Gottlieb: LDTs as Devices a ‘Long settled’ question

Former FDA commissioner Scott Gottlieb took exception to the rescission in a series of tweets that includes the statement that “it was long settled that LDTs were medical devices subject to FDA oversight.” That position echoes remarks Gottlieb made to a meeting of the American Clinical Laboratory Association in March 2018, in which the physician said there is a need for the FDA regulatory framework to keep pace with innovation in LDTs. He proposed that “the pre-cert approach to laboratory tests” might be one means of avoiding regulatory obsolescence, but said there is also a need for novel methods for determining a test’s analytical and clinical validity.

Not all agree that the case for FDA regulation is so readily answered, however. Two law professors wrote in the Yale Law Journal (YLJ) that the FDA lacks the authority to require emergency use authorizations (EUAs) for LDTs developed in response to the COVID-19 pandemic. The authors stated that Section 564 of the federal Food, Drug and Cosmetic Act (FDCA) is specifically directed toward medical products, which in turn are defined elsewhere in the statute as drugs, devices and biological products.

The authors, Barbara Evans of the University of Florida School of Law and Ellen Wright Clayton of the Vanderbilt University School of Law, said Section 564 – which was appended to the statute in response to the September 11 attacks – confers “no new powers for the FDA to regulate clinical laboratory services.” There are several aspects of the conduct of LDTs highlighted by Clayton’s and Evans’ argument, such as that lab testing:

  • Requires a blend of products and human skill that may defy clear separation for the purposes of regulatory categorization;
  • Is conducted by humans, who are not subject to the FDA’s statutory authority; and
  • Invokes professional judgment as to whether the results of the tests are conclusive regarding the presumed diagnosis.

While much of the essay in the YLJ is focused on the COVID-19 pandemic, the authors remind that this dilemma arose in 2015 when Paul Clement and Laurence Tribe, serving as counsel to the American Clinical Laboratory Association (ACLA), argued that the FDCA’s provisions “do not even mention laboratories or laboratory testing services and expressly disclaim any intent to regulate the practice of medicine.”

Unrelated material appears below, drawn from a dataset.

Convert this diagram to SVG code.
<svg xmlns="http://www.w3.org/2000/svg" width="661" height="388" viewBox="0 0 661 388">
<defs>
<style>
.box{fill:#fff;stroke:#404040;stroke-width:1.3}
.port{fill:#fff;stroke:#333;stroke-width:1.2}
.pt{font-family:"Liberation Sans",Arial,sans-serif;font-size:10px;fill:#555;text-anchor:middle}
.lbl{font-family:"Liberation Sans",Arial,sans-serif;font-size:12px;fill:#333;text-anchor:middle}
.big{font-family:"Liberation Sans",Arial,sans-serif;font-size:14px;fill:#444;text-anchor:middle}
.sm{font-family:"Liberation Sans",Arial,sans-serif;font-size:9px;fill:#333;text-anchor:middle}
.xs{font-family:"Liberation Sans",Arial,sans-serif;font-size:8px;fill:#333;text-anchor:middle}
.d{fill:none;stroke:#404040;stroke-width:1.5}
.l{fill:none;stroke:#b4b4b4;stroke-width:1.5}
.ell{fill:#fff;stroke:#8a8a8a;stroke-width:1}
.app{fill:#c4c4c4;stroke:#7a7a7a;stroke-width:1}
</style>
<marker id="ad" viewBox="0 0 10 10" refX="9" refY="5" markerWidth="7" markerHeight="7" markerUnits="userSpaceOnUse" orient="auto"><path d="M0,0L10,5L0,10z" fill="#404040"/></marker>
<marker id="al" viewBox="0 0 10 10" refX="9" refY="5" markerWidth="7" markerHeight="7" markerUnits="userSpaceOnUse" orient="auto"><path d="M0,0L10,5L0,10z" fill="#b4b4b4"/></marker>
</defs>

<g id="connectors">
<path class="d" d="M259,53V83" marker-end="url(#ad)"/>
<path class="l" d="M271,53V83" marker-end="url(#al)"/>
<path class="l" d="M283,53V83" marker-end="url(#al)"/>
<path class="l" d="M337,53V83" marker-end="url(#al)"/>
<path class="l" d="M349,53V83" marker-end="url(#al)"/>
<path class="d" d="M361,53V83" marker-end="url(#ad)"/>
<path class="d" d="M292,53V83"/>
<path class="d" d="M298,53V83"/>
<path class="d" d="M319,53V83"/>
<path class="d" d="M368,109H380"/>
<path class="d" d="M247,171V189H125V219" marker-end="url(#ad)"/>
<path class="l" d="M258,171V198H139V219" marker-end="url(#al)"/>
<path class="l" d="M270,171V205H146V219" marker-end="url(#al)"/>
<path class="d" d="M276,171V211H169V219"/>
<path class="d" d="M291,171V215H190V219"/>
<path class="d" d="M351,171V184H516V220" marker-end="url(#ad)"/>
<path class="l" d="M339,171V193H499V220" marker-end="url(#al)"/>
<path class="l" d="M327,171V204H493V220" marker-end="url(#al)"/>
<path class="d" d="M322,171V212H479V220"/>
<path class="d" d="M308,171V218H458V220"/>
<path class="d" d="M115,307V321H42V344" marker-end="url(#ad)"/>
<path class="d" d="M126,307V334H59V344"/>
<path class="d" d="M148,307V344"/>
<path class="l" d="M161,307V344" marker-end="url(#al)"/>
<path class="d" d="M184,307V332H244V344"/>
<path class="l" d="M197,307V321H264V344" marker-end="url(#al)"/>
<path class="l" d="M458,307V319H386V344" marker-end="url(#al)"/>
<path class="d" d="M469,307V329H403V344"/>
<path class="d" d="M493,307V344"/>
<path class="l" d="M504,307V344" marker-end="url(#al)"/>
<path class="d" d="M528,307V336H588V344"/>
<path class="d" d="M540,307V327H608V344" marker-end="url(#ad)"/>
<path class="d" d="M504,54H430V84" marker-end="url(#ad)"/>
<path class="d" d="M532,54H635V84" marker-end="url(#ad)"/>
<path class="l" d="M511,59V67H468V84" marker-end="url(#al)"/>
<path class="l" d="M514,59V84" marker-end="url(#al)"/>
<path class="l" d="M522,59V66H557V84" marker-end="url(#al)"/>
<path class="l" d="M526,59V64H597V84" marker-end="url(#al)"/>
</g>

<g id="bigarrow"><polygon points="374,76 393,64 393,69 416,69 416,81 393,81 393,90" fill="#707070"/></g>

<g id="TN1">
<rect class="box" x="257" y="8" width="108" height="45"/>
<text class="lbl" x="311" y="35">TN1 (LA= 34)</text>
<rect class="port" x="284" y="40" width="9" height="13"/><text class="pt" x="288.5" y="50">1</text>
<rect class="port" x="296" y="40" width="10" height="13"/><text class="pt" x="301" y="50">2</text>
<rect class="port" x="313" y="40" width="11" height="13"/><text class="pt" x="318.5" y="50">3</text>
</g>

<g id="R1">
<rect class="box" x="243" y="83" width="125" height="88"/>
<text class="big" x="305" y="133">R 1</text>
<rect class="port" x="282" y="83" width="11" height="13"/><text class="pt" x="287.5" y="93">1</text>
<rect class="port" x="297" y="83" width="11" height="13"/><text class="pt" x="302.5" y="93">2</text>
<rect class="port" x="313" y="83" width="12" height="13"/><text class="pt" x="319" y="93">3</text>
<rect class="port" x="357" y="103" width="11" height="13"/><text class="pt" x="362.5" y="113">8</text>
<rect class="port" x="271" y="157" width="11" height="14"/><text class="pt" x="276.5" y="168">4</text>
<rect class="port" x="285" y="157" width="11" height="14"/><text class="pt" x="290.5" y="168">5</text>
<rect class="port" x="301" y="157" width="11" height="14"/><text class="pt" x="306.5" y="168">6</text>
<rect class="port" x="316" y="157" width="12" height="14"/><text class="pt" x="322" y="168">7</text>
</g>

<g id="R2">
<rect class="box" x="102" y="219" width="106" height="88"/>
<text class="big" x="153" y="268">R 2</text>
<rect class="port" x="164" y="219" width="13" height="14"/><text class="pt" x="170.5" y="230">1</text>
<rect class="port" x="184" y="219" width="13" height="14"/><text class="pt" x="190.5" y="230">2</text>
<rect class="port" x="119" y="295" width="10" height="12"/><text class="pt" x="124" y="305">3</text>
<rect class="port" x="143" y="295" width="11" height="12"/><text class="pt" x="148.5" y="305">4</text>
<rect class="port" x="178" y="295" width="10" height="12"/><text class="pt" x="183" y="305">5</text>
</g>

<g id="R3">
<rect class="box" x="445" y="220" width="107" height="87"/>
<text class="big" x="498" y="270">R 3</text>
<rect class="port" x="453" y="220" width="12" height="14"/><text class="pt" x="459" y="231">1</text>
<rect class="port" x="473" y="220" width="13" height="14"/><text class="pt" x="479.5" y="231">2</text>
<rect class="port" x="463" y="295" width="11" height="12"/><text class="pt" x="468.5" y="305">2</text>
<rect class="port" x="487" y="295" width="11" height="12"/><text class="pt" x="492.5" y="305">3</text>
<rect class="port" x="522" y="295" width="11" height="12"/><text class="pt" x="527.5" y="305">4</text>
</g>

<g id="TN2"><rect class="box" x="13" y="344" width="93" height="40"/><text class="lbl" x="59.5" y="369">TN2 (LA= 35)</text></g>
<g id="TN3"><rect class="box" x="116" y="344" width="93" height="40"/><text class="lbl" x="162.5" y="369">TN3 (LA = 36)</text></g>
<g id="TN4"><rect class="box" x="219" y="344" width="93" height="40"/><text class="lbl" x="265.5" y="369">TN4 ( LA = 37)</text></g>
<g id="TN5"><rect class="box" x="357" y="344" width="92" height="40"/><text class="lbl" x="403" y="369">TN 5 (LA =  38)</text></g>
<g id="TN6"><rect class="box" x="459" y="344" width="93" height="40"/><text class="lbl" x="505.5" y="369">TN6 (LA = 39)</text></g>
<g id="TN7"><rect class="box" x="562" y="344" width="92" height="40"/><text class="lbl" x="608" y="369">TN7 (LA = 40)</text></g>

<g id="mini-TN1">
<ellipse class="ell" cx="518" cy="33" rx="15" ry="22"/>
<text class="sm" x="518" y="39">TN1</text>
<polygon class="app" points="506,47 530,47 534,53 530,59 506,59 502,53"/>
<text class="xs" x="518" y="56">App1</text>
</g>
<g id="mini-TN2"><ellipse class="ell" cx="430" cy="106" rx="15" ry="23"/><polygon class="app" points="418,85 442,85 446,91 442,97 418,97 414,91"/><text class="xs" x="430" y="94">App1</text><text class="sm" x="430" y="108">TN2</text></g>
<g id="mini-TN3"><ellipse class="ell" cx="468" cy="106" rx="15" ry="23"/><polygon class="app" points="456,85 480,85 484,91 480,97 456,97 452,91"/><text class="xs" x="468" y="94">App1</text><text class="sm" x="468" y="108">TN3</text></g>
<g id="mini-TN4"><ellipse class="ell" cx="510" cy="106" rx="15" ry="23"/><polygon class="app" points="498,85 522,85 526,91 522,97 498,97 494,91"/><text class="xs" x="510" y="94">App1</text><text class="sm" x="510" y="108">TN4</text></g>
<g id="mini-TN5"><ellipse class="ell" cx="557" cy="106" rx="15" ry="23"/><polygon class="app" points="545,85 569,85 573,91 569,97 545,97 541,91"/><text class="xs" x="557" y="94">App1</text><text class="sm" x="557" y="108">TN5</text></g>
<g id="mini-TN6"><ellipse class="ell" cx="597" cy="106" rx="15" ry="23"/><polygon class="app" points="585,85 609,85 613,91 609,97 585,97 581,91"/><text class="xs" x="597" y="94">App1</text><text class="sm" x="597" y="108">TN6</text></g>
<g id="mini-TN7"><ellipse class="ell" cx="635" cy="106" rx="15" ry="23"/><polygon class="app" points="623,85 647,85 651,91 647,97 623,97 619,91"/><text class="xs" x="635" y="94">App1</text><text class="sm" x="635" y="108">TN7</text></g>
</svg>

Clement, a former Solicitor General of the U.S. with a case history at the Supreme Court, and Tribe, a professor of Constitutional law at Harvard Law School, make note of the necessity of notice-and-comment procedures under standard federal government rulemaking requirements. They assert that the use of guidance in lieu of rulemaking is more than a mere technical faux paus, but is instead a violation of the Administrative Procedures Act (APA).

Lab Associations Back HHS Move

Two associations responded promptly upon the news of the rescission, including the ACLA, the response of which is focused principally on the effect of the rescission on testing for the pandemic. The press release mentions the necessity of the rulemaking process prior to the imposition of any premarket review requirements, but ACLA President Julie Khani only obliquely referred to the existence of regulation under the Clinical Laboratory Improvement Amendments (CLIA) of 1988. Khani observed that it is important that clinical labs possess the necessary training and expertise to conduct LDTs, “irrespective of the regulatory authorities under which they operate.”

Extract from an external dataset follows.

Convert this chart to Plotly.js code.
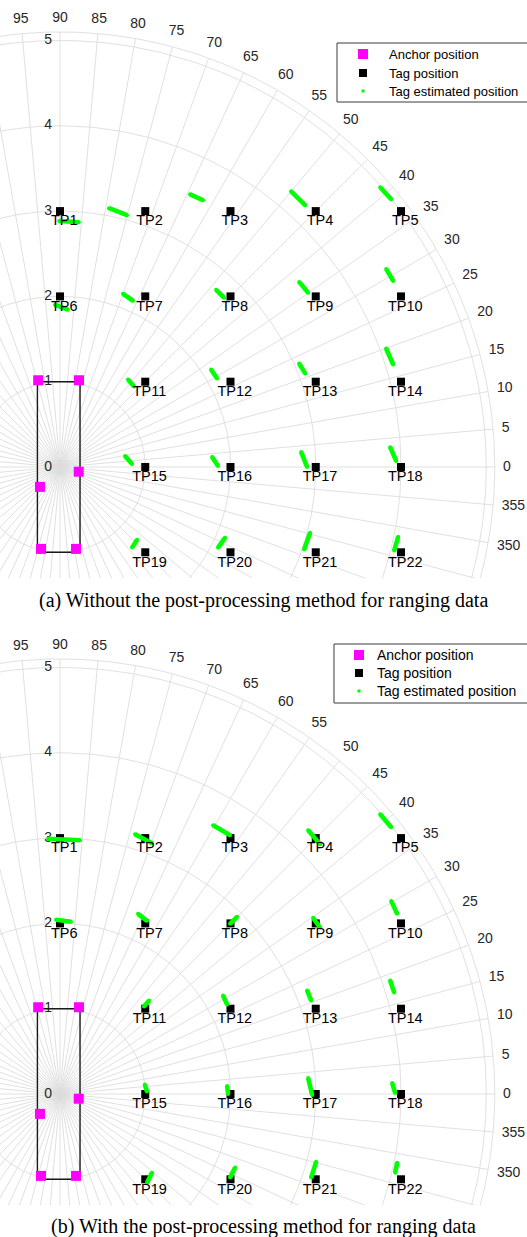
<!DOCTYPE html>
<html>
<head>
<meta charset="utf-8">
<script src="https://cdn.plot.ly/plotly-3.0.1.min.js"></script>
<style>html,body{margin:0;padding:0;background:#fff;}#chart{width:527px;height:1237px;}</style>
</head>
<body>
<div id="chart"></div>
<script>
// ---------- data ----------
const ANGLE_TICKS = [0,5,10,15,20,25,30,35,40,45,50,55,60,65,70,75,80,85,90,95,100,105,110,115,120,125,130,135,140,145,150,155,160,165,170,175,180,185,190,195,200,205,210,215,220,225,230,235,240,245,250,255,260,265,270,275,280,285,290,295,300,305,310,315,320,325,330,335,340,345,350,355];
const ANGLE_LABELS = [345,350,355,0,5,10,15,20,25,30,35,40,45,50,55,60,65,70,75,80,85,90,95];
const RADIAL_TICKS = [0,1,2,3,4,5];
const R_MAX = 5.1;

const TAG_NAMES = ['TP1','TP2','TP3','TP4','TP5','TP6','TP7','TP8','TP9','TP10','TP11','TP12','TP13','TP14','TP15','TP16','TP17','TP18','TP19','TP20','TP21','TP22'];
const TAG_X = [0,1,2,3,4, 0,1,2,3,4, 1,2,3,4, 1,2,3,4, 1,2,3,4];
const TAG_Y = [3,3,3,3,3, 2,2,2,2,2, 1,1,1,1, 0,0,0,0, -1,-1,-1,-1];

const ANCHOR_X = [-0.256, 0.223, 0.22, -0.235, -0.223, 0.188];
const ANCHOR_Y = [1.017, 1.017, -0.055, -0.233, -0.96, -0.96];

const FRAME_X = [-0.265, 0.235, 0.235, -0.265, -0.265];
const FRAME_Y = [1.0, 1.0, -1.0, -1.0, 1.0];

const LEGEND_LABELS = ['Anchor position', 'Tag position', 'Tag estimated position'];

// (a) estimated position clouds: start / end of each elongated cloud
const EST_A_X0 = [-0.01, 0.575, 1.526, 2.711, 3.756, -0.059, 0.739, 1.831, 2.805, 3.826, 0.798, 1.772, 2.805, 3.826, 0.763, 1.784, 2.829, 3.873, 0.904, 1.937, 2.934, 3.967];
const EST_A_Y0 = [2.885, 3.034, 3.197, 3.232, 3.279, 1.902, 2.030, 2.077, 2.170, 2.322, 1.027, 1.144, 1.214, 1.389, 0.128, 0.117, 0.175, 0.233, -0.852, -0.828, -0.770, -0.817];
const EST_A_X1 = [0.22, 0.786, 1.678, 2.876, 3.885, 0.094, 0.857, 1.925, 2.911, 3.908, 0.869, 1.843, 2.876, 3.908, 0.845, 1.854, 2.899, 3.944, 0.845, 1.854, 2.864, 3.920];
const EST_A_Y1 = [2.870, 2.952, 3.127, 3.069, 3.139, 1.844, 1.949, 1.984, 2.042, 2.182, 0.945, 1.038, 1.097, 1.202, 0.035, 0.012, 0.0, 0.070, -0.945, -0.945, -0.968, -0.980];

// (b) estimated position clouds
const EST_B_X0 = [-0.141, 0.880, 1.796, 2.911, 3.756, -0.047, 0.915, 2.077, 2.969, 3.885, 1.045, 1.913, 2.899, 3.873, 0.995, 1.960, 2.911, 3.897, 1.080, 2.054, 3.005, 3.955];
const EST_B_Y0 = [2.993, 3.045, 3.151, 3.092, 3.279, 2.042, 2.112, 2.077, 2.065, 2.264, 1.095, 1.155, 1.214, 1.330, 0.110, 0.093, 0.187, 0.128, -0.922, -0.863, -0.793, -0.805];
const EST_B_X1 = [0.235, 1.080, 1.995, 3.052, 3.885, 0.129, 1.021, 1.995, 3.052, 3.955, 0.985, 1.960, 2.946, 3.920, 1.020, 1.972, 2.958, 3.932, 1.021, 1.995, 2.946, 3.932];
const EST_B_Y1 = [2.975, 2.940, 3.034, 2.929, 3.127, 2.019, 2.030, 1.995, 1.949, 2.112, 1.025, 1.050, 1.097, 1.190, 0.030, 0.0, -0.012, 0.012, -1.039, -0.980, -0.980, -0.922];

// ---------- styling ----------
const SANS = 'Liberation Sans, Arial, Helvetica, sans-serif';
const SERIF = 'Liberation Serif, Times New Roman, serif';
const GRID = '#dcdcdc';
const LABEL = '#262626';
const SX = 85.25, SY = 85.3;       // px per data unit
const CX = 60, CY = 467;           // pixel position of the pole inside a panel
const px2x = p => (p - CX) / SX;
const px2y = p => (CY - p) / SY;

function gridTraces(xa, ya) {
  const traces = [];
  const cx = [], cy = [];
  const rings = RADIAL_TICKS.filter(r => r > 0).concat([R_MAX]);
  rings.forEach(r => {
    for (let a = 0; a <= 360; a += 1) {
      cx.push(r * Math.cos(a * Math.PI / 180));
      cy.push(r * Math.sin(a * Math.PI / 180));
    }
    cx.push(null); cy.push(null);
  });
  traces.push({x: cx, y: cy, xaxis: xa, yaxis: ya, mode: 'lines', line: {color: GRID, width: 0.9}, hoverinfo: 'skip', showlegend: false});
  const sx = [], sy = [];
  ANGLE_TICKS.forEach(t => {
    const a = t * Math.PI / 180;
    sx.push(0, R_MAX * Math.cos(a), null);
    sy.push(0, R_MAX * Math.sin(a), null);
  });
  traces.push({x: sx, y: sy, xaxis: xa, yaxis: ya, mode: 'lines', line: {color: GRID, width: 0.9}, hoverinfo: 'skip', showlegend: false});
  const lx = [], ly = [], lt = [];
  ANGLE_LABELS.forEach(t => {
    const a = t * Math.PI / 180, c = Math.cos(a), s = Math.sin(a);
    const txt = String(t);
    const rpx = R_MAX * 85.3 + 8 + txt.length * 3.9 * Math.abs(c) + 5.5 * Math.abs(s);
    lx.push(rpx * c / SX); ly.push(rpx * s / SY); lt.push(txt);
  });
  traces.push({x: lx, y: ly, text: lt, xaxis: xa, yaxis: ya, mode: 'text', textposition: 'middle center',
    textfont: {family: SANS, size: 14, color: LABEL}, hoverinfo: 'skip', showlegend: false, cliponaxis: true});
  traces.push({x: RADIAL_TICKS.map(() => -0.14), y: RADIAL_TICKS, text: RADIAL_TICKS.map(String), xaxis: xa, yaxis: ya,
    mode: 'text', textposition: 'middle center', textfont: {family: SANS, size: 14, color: LABEL}, hoverinfo: 'skip', showlegend: false});
  return traces;
}

function dataTraces(xa, ya, ex0, ey0, ex1, ey1) {
  const traces = [];
  traces.push({x: FRAME_X, y: FRAME_Y, xaxis: xa, yaxis: ya, mode: 'lines', line: {color: '#1a1a1a', width: 1.4}, hoverinfo: 'skip', showlegend: false});
  traces.push({x: ANCHOR_X, y: ANCHOR_Y, xaxis: xa, yaxis: ya, mode: 'markers', name: 'Anchor position', showlegend: false,
    marker: {symbol: 'square', size: 10, color: '#ff00ff'}});
  traces.push({x: TAG_X, y: TAG_Y, xaxis: xa, yaxis: ya, mode: 'markers', name: 'Tag position', showlegend: false,
    marker: {symbol: 'square', size: 8, color: '#000000'}});
  const cx = [], cy = [];
  for (let i = 0; i < ex0.length; i++) { cx.push(ex0[i], ex1[i], null); cy.push(ey0[i], ey1[i], null); }
  traces.push({x: cx, y: cy, xaxis: xa, yaxis: ya, mode: 'lines+markers', name: 'Tag estimated position', showlegend: false,
    line: {color: '#00ff00', width: 4.6}, marker: {size: 4, color: '#00ff00'}, hoverinfo: 'skip'});
  traces.push({x: TAG_X.map(v => v + 0.05), y: TAG_Y.map(v => v - 0.125), text: TAG_NAMES, xaxis: xa, yaxis: ya,
    mode: 'text', textposition: 'middle center', textfont: {family: SANS, size: 14.5, color: '#000'}, hoverinfo: 'skip', showlegend: false});
  return traces;
}

// legend box drawn inside each panel (pixel geometry relative to the panel)
function legendParts(xa, ya, box, symX, rowsY, textX, fontSize) {
  const shape = {type: 'rect', xref: xa, yref: ya, x0: px2x(box[0]), x1: px2x(box[2]), y0: px2y(box[1]), y1: px2y(box[3]),
    line: {color: '#3a3a3a', width: 1}, fillcolor: '#ffffff', layer: 'below'};
  const syms = [
    {x: [px2x(symX)], y: [px2y(rowsY[0])], marker: {symbol: 'square', size: 10, color: '#ff00ff'}},
    {x: [px2x(symX)], y: [px2y(rowsY[1])], marker: {symbol: 'square', size: 8, color: '#000000'}},
    {x: [px2x(symX)], y: [px2y(rowsY[2])], marker: {symbol: 'circle', size: 3.5, color: '#00ff00'}}
  ].map(t => Object.assign(t, {xaxis: xa, yaxis: ya, mode: 'markers', hoverinfo: 'skip', showlegend: false}));
  const anns = LEGEND_LABELS.map((txt, i) => ({text: txt, xref: xa, yref: ya, x: px2x(textX), y: px2y(rowsY[i]),
    xanchor: 'left', yanchor: 'middle', showarrow: false, borderpad: 0, font: {family: SANS, size: fontSize, color: '#000'}}));
  return {shape, syms, anns};
}

const LA = legendParts('x', 'y', [337, 43, 530, 102], 363, [54, 73, 91], 388, 13);
const LB = legendParts('x2', 'y2', [334, 17, 530, 76], 359, [28, 46, 64], 376, 14);

const traces = [].concat(
  gridTraces('x', 'y'), dataTraces('x', 'y', EST_A_X0, EST_A_Y0, EST_A_X1, EST_A_Y1), LA.syms,
  gridTraces('x2', 'y2'), dataTraces('x2', 'y2', EST_B_X0, EST_B_Y0, EST_B_X1, EST_B_Y1), LB.syms
);

const H = 1237, W = 527;
const axisCommon = {showgrid: false, zeroline: false, showticklabels: false, showline: false, ticks: '', fixedrange: true};
const XR = [px2x(0), px2x(W)];
const YR = [px2y(578), px2y(0)];

const layout = {
  width: W, height: H,
  margin: {l: 0, r: 0, t: 0, b: 0},
  paper_bgcolor: '#fff', plot_bgcolor: '#fff',
  showlegend: false,
  xaxis: Object.assign({}, axisCommon, {domain: [0, 1], range: XR, anchor: 'y'}),
  yaxis: Object.assign({}, axisCommon, {domain: [1 - 578 / H, 1], range: YR, anchor: 'x'}),
  xaxis2: Object.assign({}, axisCommon, {domain: [0, 1], range: XR, anchor: 'y2'}),
  yaxis2: Object.assign({}, axisCommon, {domain: [1 - 1205 / H, 1 - 627 / H], range: YR, anchor: 'x2'}),
  shapes: [LA.shape, LB.shape],
  annotations: LA.anns.concat(LB.anns, [
    {text: '(a) Without the post-processing method for ranging data', xref: 'paper', yref: 'paper', x: 0.5, y: 1 - 600 / H,
      xanchor: 'center', yanchor: 'middle', showarrow: false, font: {family: SERIF, size: 20, color: '#000'}},
    {text: '(b) With the post-processing method for ranging data', xref: 'paper', yref: 'paper', x: 0.5, y: 1 - 1226 / H,
      xanchor: 'center', yanchor: 'middle', showarrow: false, font: {family: SERIF, size: 20, color: '#000'}}
  ])
};

Plotly.newPlot('chart', traces, layout, {staticPlot: true, displayModeBar: false});
</script>
</body>
</html>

The Association for Molecular Pathology was both more direct and more general regarding the question of statutory authorities. The AMP’s Aug. 21 statement made reference to regulation under CLIA, which AMP said “has a longstanding and successful history of promoting patient safety.”

AMP President Karen Weck highlighted the FDA’s regulatory requirements as an impediment to labs’ response to the pandemic in the first weeks, but the AMP noted that it has “long maintained” that FDA oversight of LDTs has hindered innovation and compromised patient access to “potentially lifesaving procedures.” The letter draws a clear line regarding whether these tests are services rather than devices, and AMP further made note of legislation by Sen. Rand Paul (R-Ky.) that would disarm the FDA, one of two bills currently in play on Capitol Hill as discussed in our blog from June 12, 2020.